Another hallmark of Fr. Guanella's spirituality centered on his serene confidence and trust in the loving Providence of God, the Father. Because of the Father's infinite goodness and love, especially to his "least ones," Fr. Guanella's faith-filled trust that God would provide, care for, and protect us permeated his life and spirituality. It was this confidence and trust in the Providence of God which allowed Bl. Louis to carry on his work to God's "buoni figli" (good children) to many parts of Italy with only the support of his priests, brothers, and sisters and the support of many friends and benefactors.
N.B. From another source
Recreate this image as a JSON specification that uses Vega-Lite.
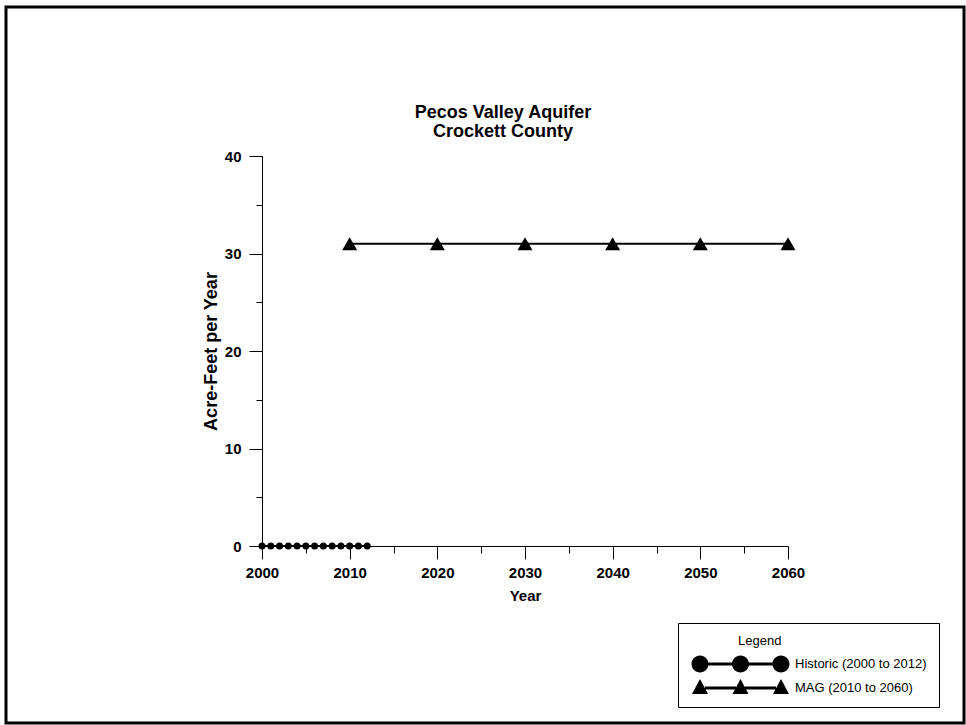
{
  "$schema": "https://vega.github.io/schema/vega-lite/v6.json",
  "autosize": {"type": "none"},
  "width": 958,
  "height": 716,
  "padding": {"left": 6, "top": 7, "right": 2, "bottom": 2},
  "background": "white",
  "config": {
    "view": {"stroke": "black", "strokeWidth": 3, "fill": "white"},
    "font": "Liberation Sans",
    "axis": {"grid": false, "domainColor": "black", "tickColor": "black", "domainWidth": 1, "tickWidth": 1},
    "legend": {"strokeWidth": 1, "symbolOpacity": 1}
  },
  "title": {
    "text": ["Pecos Valley Aquifer", "Crockett County"],
    "font": "Liberation Sans",
    "fontSize": 18,
    "fontWeight": "bold",
    "color": "black",
    "lineHeight": 19,
    "anchor": "middle",
    "dx": 18,
    "offset": -134
  },
  "data": {
    "values": [
      {"series": "Historic (2000 to 2012)", "year": 2000, "value": 0},
      {"series": "Historic (2000 to 2012)", "year": 2001, "value": 0},
      {"series": "Historic (2000 to 2012)", "year": 2002, "value": 0},
      {"series": "Historic (2000 to 2012)", "year": 2003, "value": 0},
      {"series": "Historic (2000 to 2012)", "year": 2004, "value": 0},
      {"series": "Historic (2000 to 2012)", "year": 2005, "value": 0},
      {"series": "Historic (2000 to 2012)", "year": 2006, "value": 0},
      {"series": "Historic (2000 to 2012)", "year": 2007, "value": 0},
      {"series": "Historic (2000 to 2012)", "year": 2008, "value": 0},
      {"series": "Historic (2000 to 2012)", "year": 2009, "value": 0},
      {"series": "Historic (2000 to 2012)", "year": 2010, "value": 0},
      {"series": "Historic (2000 to 2012)", "year": 2011, "value": 0},
      {"series": "Historic (2000 to 2012)", "year": 2012, "value": 0},
      {"series": "MAG (2010 to 2060)", "year": 2010, "value": 31},
      {"series": "MAG (2010 to 2060)", "year": 2020, "value": 31},
      {"series": "MAG (2010 to 2060)", "year": 2030, "value": 31},
      {"series": "MAG (2010 to 2060)", "year": 2040, "value": 31},
      {"series": "MAG (2010 to 2060)", "year": 2050, "value": 31},
      {"series": "MAG (2010 to 2060)", "year": 2060, "value": 31}
    ]
  },
  "encoding": {
    "x": {
      "field": "year",
      "type": "quantitative",
      "scale": {"domain": [2000, 2060], "range": [256, 782], "nice": false, "zero": false},
      "axis": {
        "orient": "bottom",
        "offset": -177,
        "title": "Year",
        "values": [2000, 2005, 2010, 2015, 2020, 2025, 2030, 2035, 2040, 2045, 2050, 2055, 2060],
        "format": "d",
        "labelExpr": "datum.value % 10 === 0 ? datum.label : ''",
        "tickSize": {"condition": {"test": "datum.value % 10 === 0", "value": 13}, "value": 7},
        "labelPadding": 6,
        "labelFlush": false,
        "labelOverlap": false,
        "labelFont": "Liberation Sans",
        "labelFontSize": 15,
        "labelFontWeight": "bold",
        "labelColor": "black",
        "titleFont": "Liberation Sans",
        "titleFontSize": 15,
        "titleFontWeight": "bold",
        "titleColor": "black",
        "titlePadding": 8
      }
    },
    "y": {
      "field": "value",
      "type": "quantitative",
      "scale": {"domain": [0, 40], "range": [539, 149], "nice": false},
      "axis": {
        "orient": "left",
        "offset": -256,
        "title": "Acre-Feet per Year",
        "values": [0, 5, 10, 15, 20, 25, 30, 35, 40],
        "labelExpr": "datum.value % 10 === 0 ? datum.label : ''",
        "tickSize": {"condition": {"test": "datum.value % 10 === 0", "value": 13}, "value": 6},
        "labelPadding": 8,
        "labelOverlap": false,
        "labelFont": "Liberation Sans",
        "labelFontSize": 15,
        "labelFontWeight": "bold",
        "labelColor": "black",
        "titleFont": "Liberation Sans",
        "titleFontSize": 18,
        "titleFontWeight": "bold",
        "titleColor": "black",
        "titlePadding": 4
      }
    }
  },
  "layer": [
    {
      "transform": [{"filter": "datum.series === 'Historic (2000 to 2012)'"}],
      "mark": {"type": "line", "color": "black", "strokeWidth": 2}
    },
    {
      "transform": [{"filter": "datum.series === 'MAG (2010 to 2060)'"}],
      "mark": {"type": "line", "color": "black", "strokeWidth": 2}
    },
    {
      "transform": [{"filter": "datum.series === 'MAG (2010 to 2060)'"}],
      "mark": {"type": "point", "shape": "triangle-up", "filled": true, "color": "black", "opacity": 1, "size": 225}
    },
    {
      "transform": [{"filter": "datum.series === 'Historic (2000 to 2012)'"}],
      "mark": {"type": "point", "shape": "circle", "filled": true, "opacity": 1, "size": 49},
      "encoding": {
        "color": {
          "field": "series",
          "type": "nominal",
          "scale": {"domain": ["Historic (2000 to 2012)", "MAG (2010 to 2060)"], "range": ["black", "black"]},
          "legend": {
            "title": "Legend",
            "orient": "none",
            "legendX": 672,
            "legendY": 616,
            "padding": 12,
            "strokeColor": "black",
            "fillColor": "white",
            "titleFont": "Liberation Sans",
            "titleFontSize": 13,
            "titleFontWeight": "normal",
            "titleColor": "black",
            "titlePadding": 6,
            "labelFont": "Liberation Sans",
            "labelFontSize": 13,
            "labelColor": "black",
            "labelOffset": 85,
            "labelLimit": 300,
            "symbolSize": 400,
            "symbolStrokeWidth": 0,
            "rowPadding": 5,
            "encoding": {
              "title": {"dx": {"value": 48}},
              "symbols": {
                "shape": {"value": {"expr": "datum.value === 'MAG (2010 to 2060)' ? 'M0,-0.9L0.8,0.6L-0.8,0.6Z M4.05,-0.9L4.85,0.6L3.25,0.6Z M8.1,-0.9L8.9,0.6L7.3,0.6Z M0.5,-0.15L3.6,-0.15L3.6,0.15L0.5,0.15Z M4.5,-0.15L7.6,-0.15L7.6,0.15L4.5,0.15Z' : 'M-0.85,0A0.85,0.85,0,1,1,0.85,0A0.85,0.85,0,1,1,-0.85,0Z M3.2,0A0.85,0.85,0,1,1,4.9,0A0.85,0.85,0,1,1,3.2,0Z M7.25,0A0.85,0.85,0,1,1,8.95,0A0.85,0.85,0,1,1,7.25,0Z M0.5,-0.15L3.6,-0.15L3.6,0.15L0.5,0.15Z M4.5,-0.15L7.6,-0.15L7.6,0.15L4.5,0.15Z'"}}
              }
            }
          }
        }
      }
    }
  ]
}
Fr. Guanella's spirituality was also very Christo-centric fixed very strongly on the person of Jesus Christ in His Sacred Heart. It was in the Heart of Jesus that Blessed Louis Guanella saw the "burning furnace of charity" which enlivened all of our souls and which inspired our every action in service to the poor and marginalized of society. Fr. Guanella also instructed his followers to recognize in the poor and the "least ones" the face of Jesus Christ himself - an ideal similarly taught by Mother Teresa of Calcutta.
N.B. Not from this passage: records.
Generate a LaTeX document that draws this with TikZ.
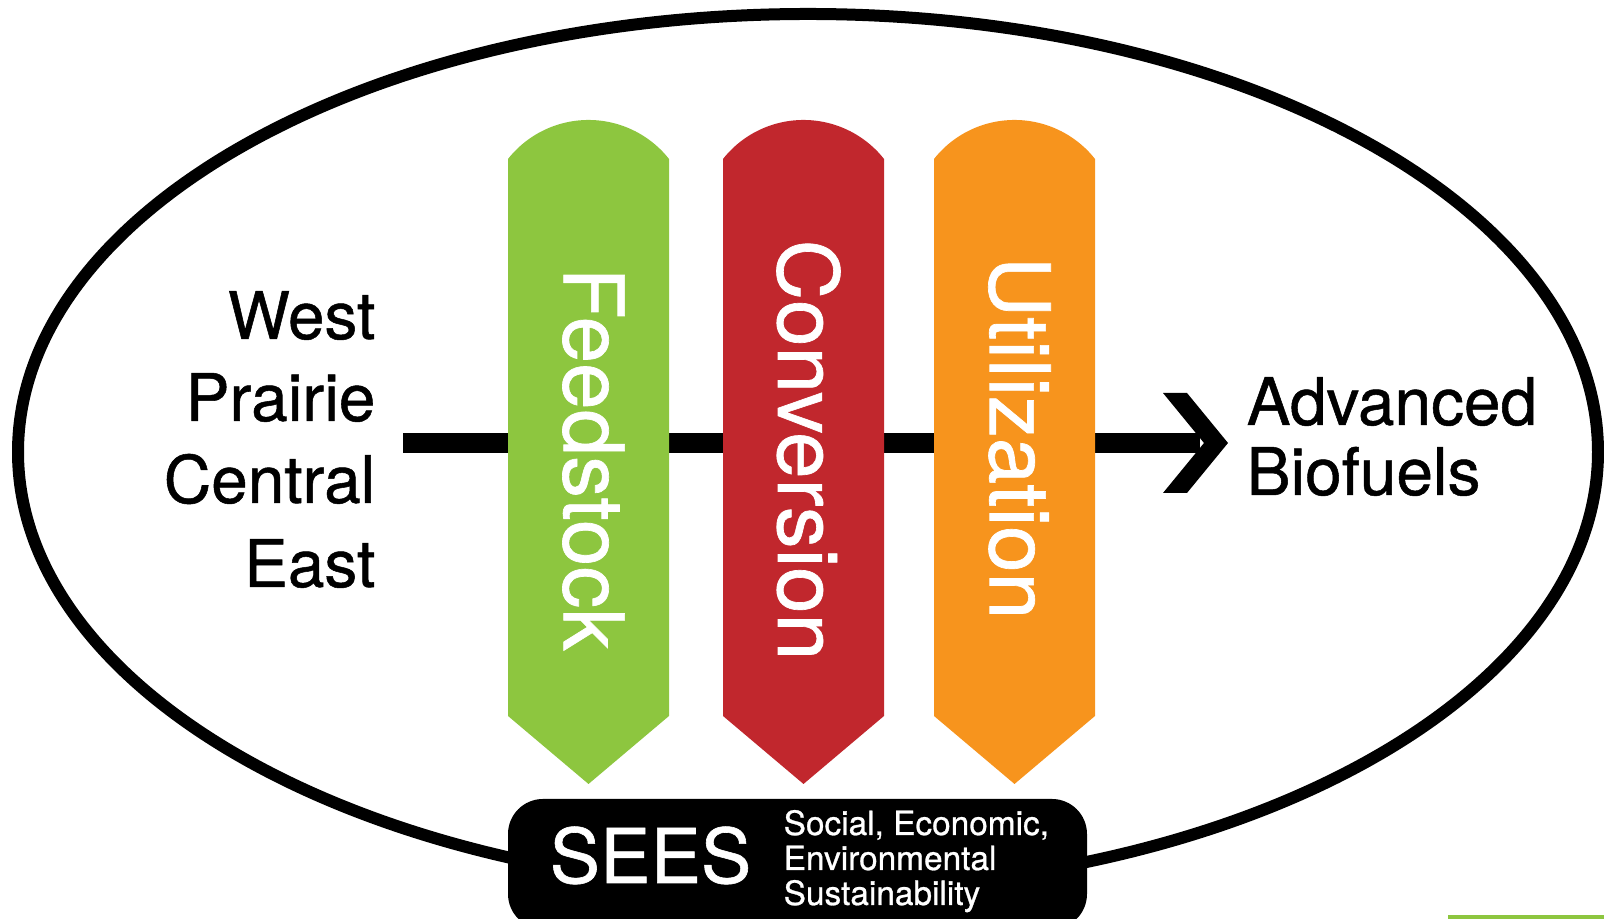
\documentclass[tikz,border=0pt]{standalone}
\usepackage{fontspec}
\setmainfont{TeX Gyre Heros}[FakeBold=0.8]
\definecolor{feedgreen}{HTML}{8DC63F}
\definecolor{convred}{HTML}{C1272D}
\definecolor{utilorange}{HTML}{F7941D}

\begin{document}
\begin{tikzpicture}[
		region/.style={anchor=base east, inner sep=0pt, font=\fontsize{18.7}{22}\selectfont},
		product/.style={anchor=base west, inner sep=0pt, font=\fontsize{18.7}{22}\selectfont},
		stagelabel/.style={rotate=-90, inner sep=0pt, text=white, font=\fontsize{23.8}{28}\selectfont},
		seesnote/.style={anchor=base west, inner sep=0pt, text=white, font=\fontsize{9.5}{11}\selectfont}]
			\useasboundingbox (0, 0) rectangle (16.04, 9.19);
			\clip (0, 0) rectangle (16.04, 9.19);
			% outer loop
			\draw[line width=.12cm] (8.08, 4.67) ellipse (7.90 and 4.38);
			% flow line and chevron
			\coordinate (flowstart) at (4.03, 4.76);
			\coordinate (flowend) at (12.0, 4.76);
			\draw[line width=.2cm] (flowstart) -- (flowend);
			\fill (11.63, 5.26) -- (11.87, 5.26) -- (12.28, 4.76) -- (11.87, 4.26) -- (11.63, 4.26) -- (12.04, 4.76) -- cycle;
			% stages
			\foreach \x/\col/\ty/\name/\txt in {5.08/feedgreen/4.60/feed/Feedstock, 7.23/convred/4.69/conv/Conversion, 9.34/utilorange/4.81/util/Utilization} {
				\fill[\col] (\x, 2.03) -- (\x, 7.60) arc[start angle=141.7, end angle=38.3, radius=1.026] -- (\x+1.61, 2.03) -- (\x+.805, 1.35) -- cycle;
				\node[stagelabel] (\name) at (\x+.855, \ty) {\txt};
			}
			% regions
			\node[region] (west) at (3.76, 5.80) {West};
			\node[region] (prairie) at (3.76, 4.98) {Prairie};
			\node[region] (central) at (3.76, 4.16) {Central};
			\node[region] (east) at (3.76, 3.32) {East};
			\node[product] (advanced) at (12.46, 4.94) {Advanced};
			\node[product] (biofuels) at (12.46, 4.24) {Biofuels};
			% SEES
			\fill[rounded corners=.35cm] (5.08, -.1) rectangle (10.87, 1.20);
			\node[anchor=base west, inner sep=0pt, text=white, font=\fontsize{21.5}{26}\selectfont] (sees) at (5.49, .36) {SEES};
			\node[seesnote] (social) at (7.83, .84) {Social, Economic,};
			\node[seesnote] (environ) at (7.83, .49) {Environmental};
			\node[seesnote] (sustain) at (7.83, .14) {Sustainability};
			\fill[feedgreen] (14.48, 0) rectangle (16.04, .04);
		\end{tikzpicture}
\end{document}
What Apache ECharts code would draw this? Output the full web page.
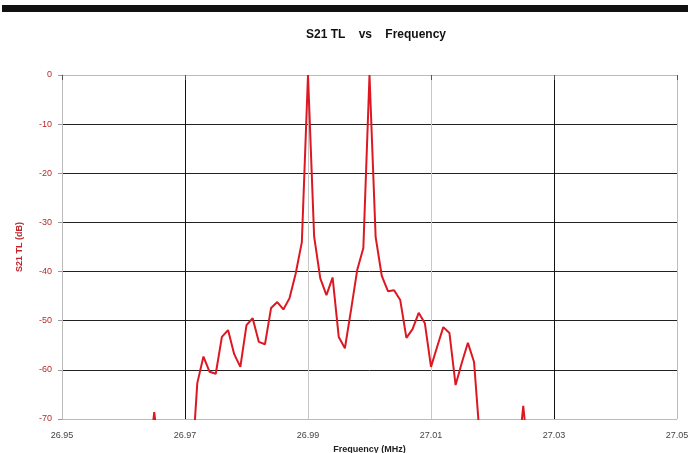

Finally, Bl. Louis Guanella's spirituality would be less than complete if it did not include its most essential component - the theological virtue of charity which St. Paul describes as the "greatest of these" virtues. To his first priests, Fr. Guanella stated that "all our experience of faith and service has charity as its center," a charity which is lived in filial surrender to God and in evangelical compassion to the poor. In addition to its love of the Providential Father and service to the poor, this charity is a charity which is to be lived in a familial spirit pointing to the Holy Family of Nazareth as the model of family life with this life being characterized by simplicity and trust and complete availability to the Father's will. Lastly, this charity, for Fr. Guanella, was to be nourished, sustained, and strengthened through devotion to and frequent, if not daily, reception of Jesus Christ in the Most Holy Eucharist. It is this Eucharistic aspect of Bl. Louis Guanella's spirituality which makes possible a life of action and contemplation - which underpins one's perseverance to "prayer and suffering"; and which pervades a life of giving "Bread and the Lord."
(Credit: Catholic Social Services - Mental Retardation Services (Archdiocese of Philadelphia) and the Cardinal Krol Center)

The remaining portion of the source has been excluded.